As you probably already know, Israel has been building a so-called ‘security wall in recent years, structurally isolating the Palestinians from their own lands.  The two local priests we met spoke passionately about this security wall with its numerous checkpoints and obstacles which make life very complicated for the Palestinian families.  It has separated families, restricts movement of those enclosed within its walls, and cuts the Palestinian people off from their own lands, employment opportunities and the ability to even visit the Holy sites in Jerusalem without a permit (which are extremely hard to obtain, and often denied.)

For example, those living within Bethlehem and its surrounding Palestinian territory are living in a veritable 5 mile by five mile prison.  Think of being a child raised under such conditions with no freedom.

Since the founding of the Jewish State of Israel in 1948, the number of Christians in Israel and Palestine has dwindled from around 20% of the population to less than 1.5% today.  The policies and laws of Israel are clearly seeking to diminish the Arab population from the land, thus increasing the Jewish population through the building of settlements and Jewish neighborhoods in the heart of Arab lands.

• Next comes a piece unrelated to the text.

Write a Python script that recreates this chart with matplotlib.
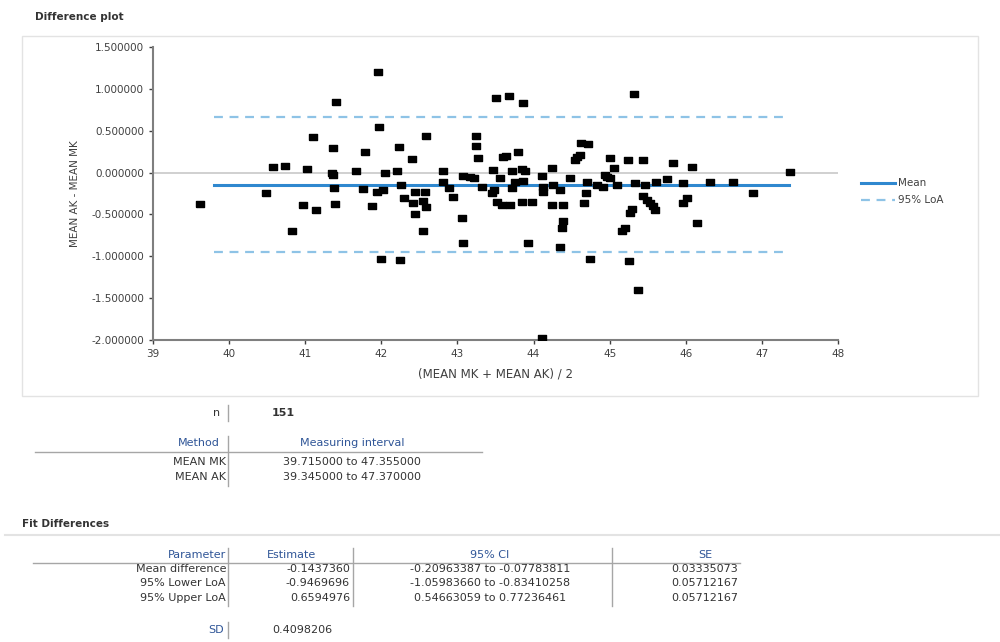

Gaza, which our group did not visit, is also Palestinian territory.  Gaza is perhaps the most densely populated area in the world.  The are approximately 1.8 million people living in this small strip of land, and only about 1,300 of them are Christian.  80% of Gaza’s inhabitants depend upon humanitarian assistance.

I know I do not fully understand the long history of these people and this land, but it is clear that the Palestinian Christians need the support of the broader Church.  The patriarch asked us to do three things: Pray, Pilgrimage, and Projects.  Obviously, prayer can move mountains, and to a large extent, it would appear that God alone can bring peace to this troubled area of the world.  Second, as stated already, the “Mother Church” in the Holy Land needs our presence, and they need our support.  Finally, whatever we can do to support the many humanitarian needs, we should do so.

Below is a video regarding the works of the Latin Patriarchate.  I think you will find it helpful to better understand the challenges they face.

Let us pray for the Peace of Jerusalem, and all of the Holy Land and Middle East.